▶ [Task] Set down exactly the lines from the one with "The picture is" to the one with "import * as", both included, and no line outside that range.

▶ [Dataset extract]

┌──

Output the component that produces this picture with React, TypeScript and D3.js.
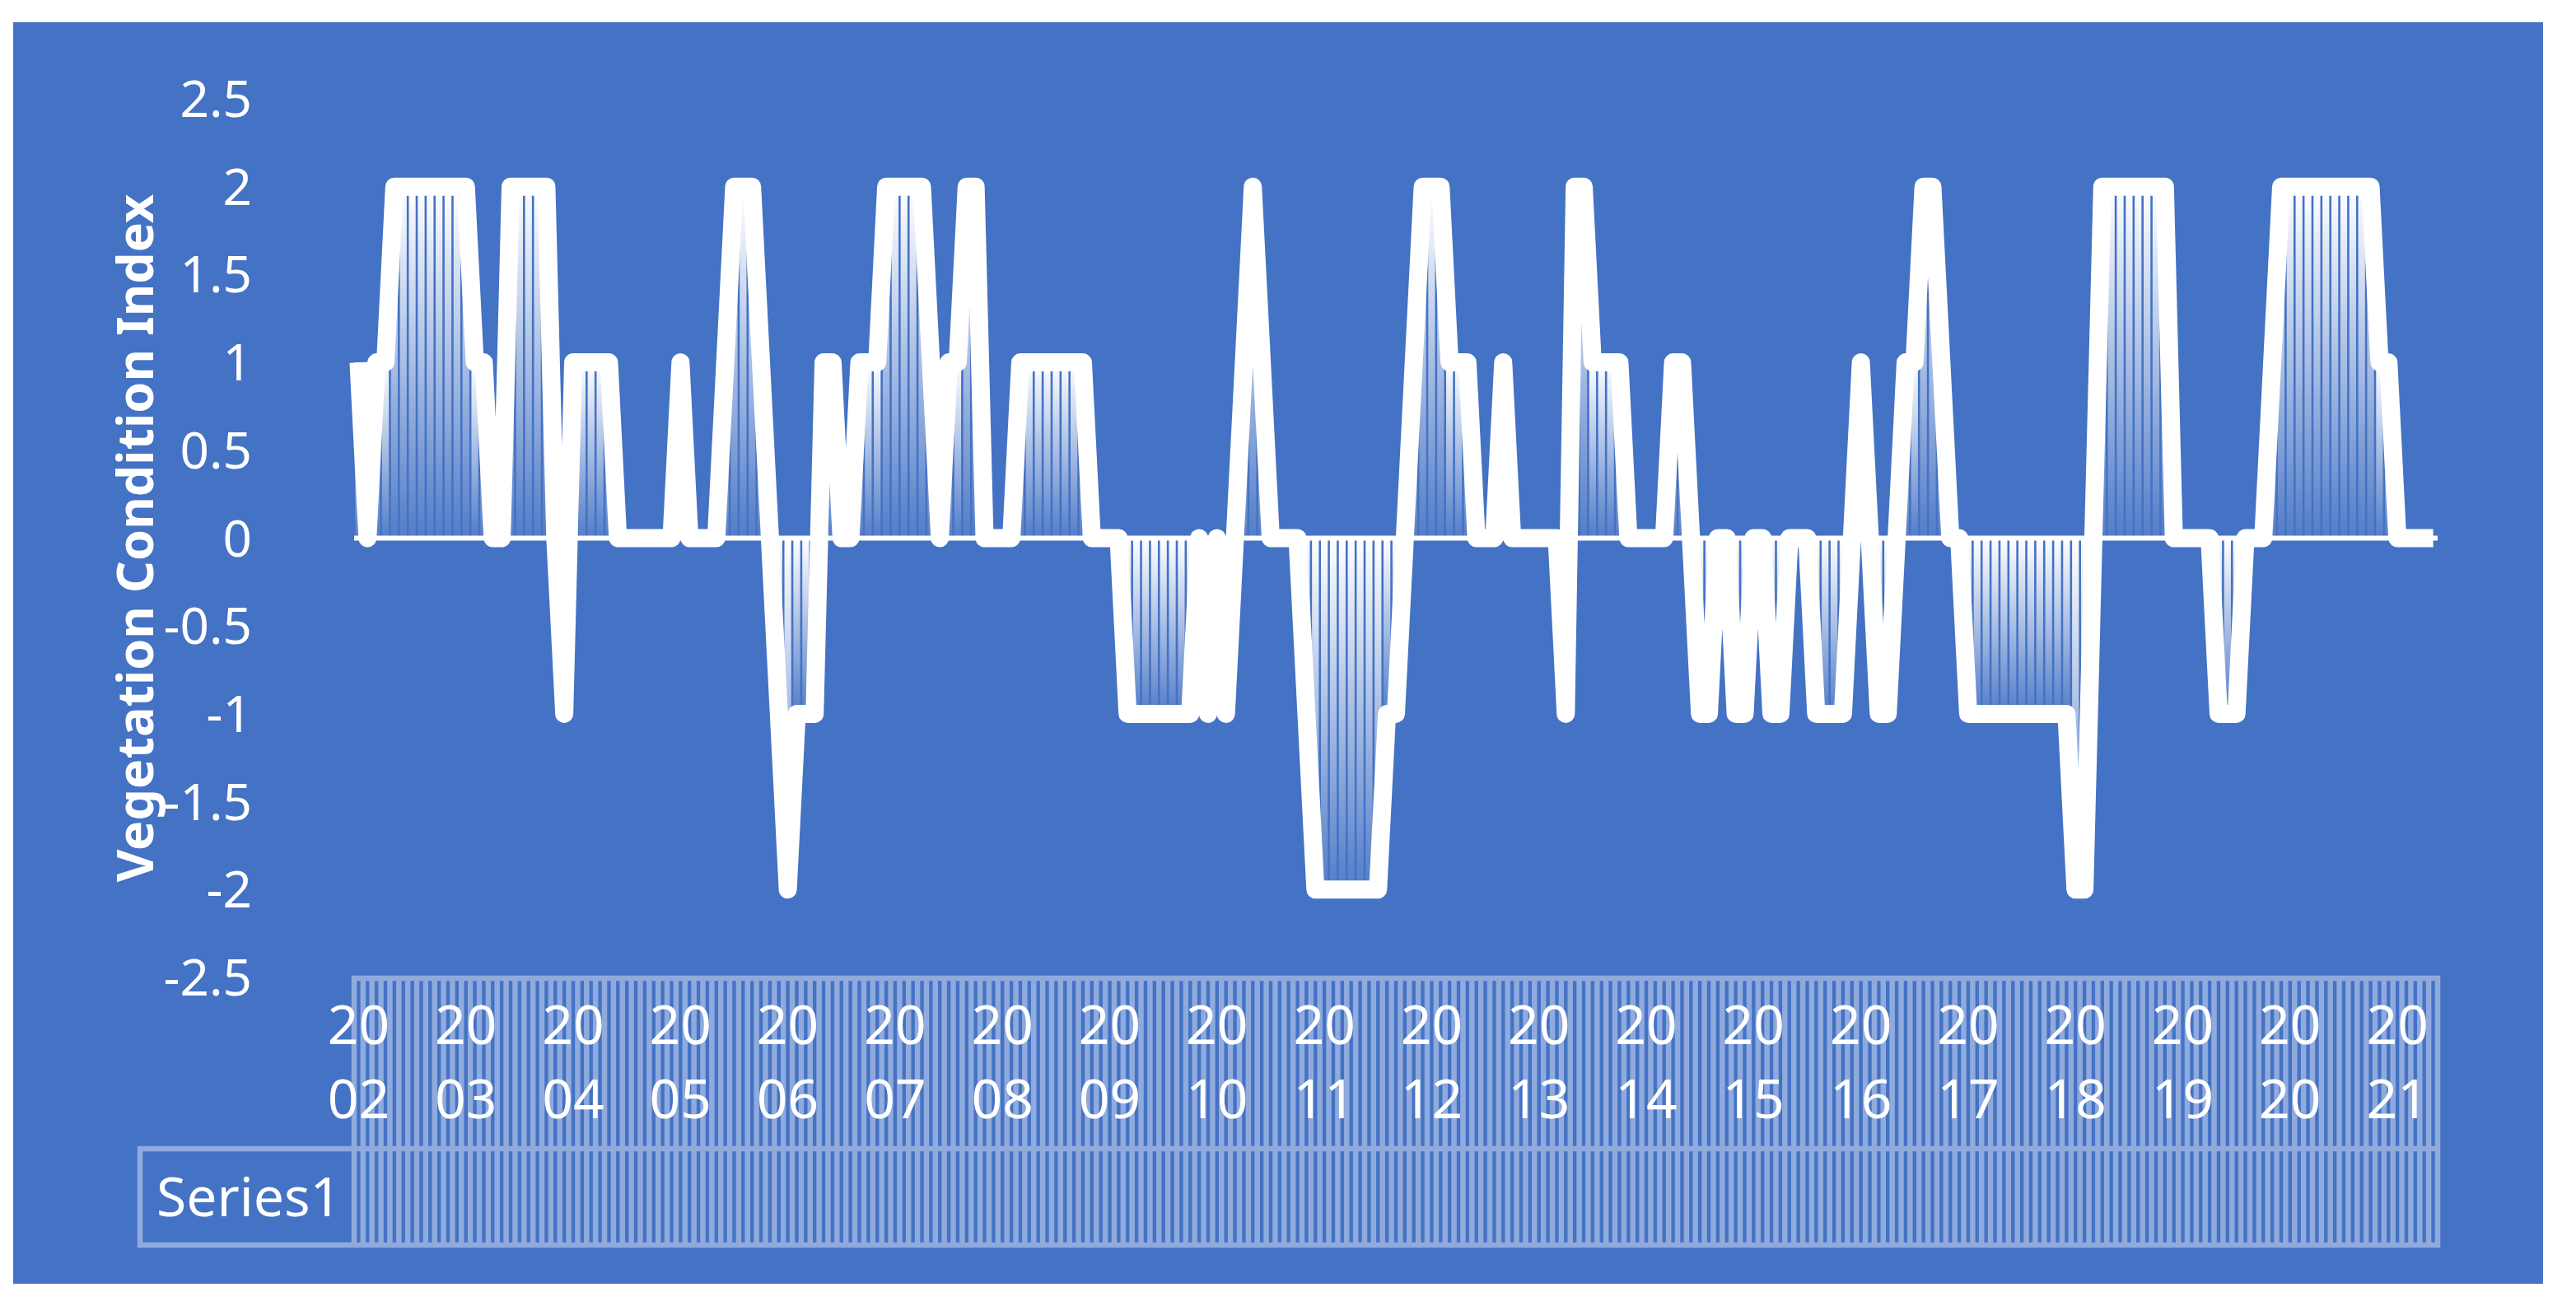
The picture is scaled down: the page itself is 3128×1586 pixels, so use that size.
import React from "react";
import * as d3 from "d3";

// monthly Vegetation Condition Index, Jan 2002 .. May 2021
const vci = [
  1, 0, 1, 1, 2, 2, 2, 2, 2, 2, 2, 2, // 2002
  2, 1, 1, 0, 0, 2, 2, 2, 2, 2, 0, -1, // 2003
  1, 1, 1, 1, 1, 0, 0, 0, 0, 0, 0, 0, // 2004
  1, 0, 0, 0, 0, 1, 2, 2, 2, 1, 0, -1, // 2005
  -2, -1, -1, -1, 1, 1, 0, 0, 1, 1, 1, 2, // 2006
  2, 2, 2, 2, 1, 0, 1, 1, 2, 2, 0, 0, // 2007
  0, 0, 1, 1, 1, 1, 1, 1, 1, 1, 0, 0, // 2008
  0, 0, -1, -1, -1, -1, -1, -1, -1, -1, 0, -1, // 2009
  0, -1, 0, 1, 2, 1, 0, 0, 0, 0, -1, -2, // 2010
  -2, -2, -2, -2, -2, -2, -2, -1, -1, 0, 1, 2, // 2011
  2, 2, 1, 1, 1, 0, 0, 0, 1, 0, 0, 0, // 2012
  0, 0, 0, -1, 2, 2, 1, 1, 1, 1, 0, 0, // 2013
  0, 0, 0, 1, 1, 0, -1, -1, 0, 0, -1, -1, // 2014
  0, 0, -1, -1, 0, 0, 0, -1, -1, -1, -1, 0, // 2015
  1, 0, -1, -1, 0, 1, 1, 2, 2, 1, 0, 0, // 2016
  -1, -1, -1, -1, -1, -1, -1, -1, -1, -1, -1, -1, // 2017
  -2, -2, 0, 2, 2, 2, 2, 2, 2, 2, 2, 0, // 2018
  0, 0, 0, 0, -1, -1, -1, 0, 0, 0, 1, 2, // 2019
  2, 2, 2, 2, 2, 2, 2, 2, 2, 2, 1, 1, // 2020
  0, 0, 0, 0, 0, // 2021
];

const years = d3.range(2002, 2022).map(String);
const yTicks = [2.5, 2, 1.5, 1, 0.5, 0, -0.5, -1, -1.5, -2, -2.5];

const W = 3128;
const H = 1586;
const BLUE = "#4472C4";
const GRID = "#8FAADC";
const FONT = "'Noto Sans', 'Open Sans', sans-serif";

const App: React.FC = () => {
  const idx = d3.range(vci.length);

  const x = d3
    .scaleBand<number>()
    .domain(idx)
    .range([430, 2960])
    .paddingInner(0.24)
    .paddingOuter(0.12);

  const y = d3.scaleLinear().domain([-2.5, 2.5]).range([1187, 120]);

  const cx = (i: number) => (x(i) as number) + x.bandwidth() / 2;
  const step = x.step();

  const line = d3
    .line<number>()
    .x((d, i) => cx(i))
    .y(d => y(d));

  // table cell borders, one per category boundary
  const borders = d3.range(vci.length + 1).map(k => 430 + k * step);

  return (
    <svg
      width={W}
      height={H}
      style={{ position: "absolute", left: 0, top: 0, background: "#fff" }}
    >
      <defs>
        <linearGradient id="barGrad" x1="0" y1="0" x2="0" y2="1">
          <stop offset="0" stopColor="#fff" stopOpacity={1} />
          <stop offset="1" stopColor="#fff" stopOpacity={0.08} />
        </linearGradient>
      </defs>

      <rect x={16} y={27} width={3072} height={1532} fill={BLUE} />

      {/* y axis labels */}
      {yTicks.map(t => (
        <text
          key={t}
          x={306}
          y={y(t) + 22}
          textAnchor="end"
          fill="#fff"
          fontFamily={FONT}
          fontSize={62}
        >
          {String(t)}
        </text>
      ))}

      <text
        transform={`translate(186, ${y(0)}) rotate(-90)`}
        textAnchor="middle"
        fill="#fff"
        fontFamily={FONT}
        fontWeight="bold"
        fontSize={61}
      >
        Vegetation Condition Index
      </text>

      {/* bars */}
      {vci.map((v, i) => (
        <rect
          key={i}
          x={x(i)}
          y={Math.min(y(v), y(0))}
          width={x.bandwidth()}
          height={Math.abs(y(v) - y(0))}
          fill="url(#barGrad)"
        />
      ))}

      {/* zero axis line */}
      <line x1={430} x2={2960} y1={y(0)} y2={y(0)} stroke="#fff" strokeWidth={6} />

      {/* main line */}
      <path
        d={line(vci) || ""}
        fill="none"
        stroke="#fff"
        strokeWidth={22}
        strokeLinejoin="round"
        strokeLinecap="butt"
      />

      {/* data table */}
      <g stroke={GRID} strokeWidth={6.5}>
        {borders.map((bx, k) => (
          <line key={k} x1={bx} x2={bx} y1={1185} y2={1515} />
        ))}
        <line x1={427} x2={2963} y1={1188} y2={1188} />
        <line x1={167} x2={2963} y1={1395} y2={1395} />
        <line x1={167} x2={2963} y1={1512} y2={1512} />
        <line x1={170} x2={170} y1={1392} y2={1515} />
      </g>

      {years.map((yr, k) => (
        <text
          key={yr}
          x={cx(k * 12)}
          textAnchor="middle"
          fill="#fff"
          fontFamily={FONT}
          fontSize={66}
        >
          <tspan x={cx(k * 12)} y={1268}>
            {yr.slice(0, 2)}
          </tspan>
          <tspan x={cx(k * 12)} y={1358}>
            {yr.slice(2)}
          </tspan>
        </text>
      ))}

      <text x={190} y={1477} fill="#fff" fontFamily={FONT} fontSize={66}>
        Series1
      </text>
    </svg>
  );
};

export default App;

└──

▶ [Full response]
The picture is scaled down: the page itself is 3128×1586 pixels, so use that size.
import React from "react";
import * as d3 from "d3";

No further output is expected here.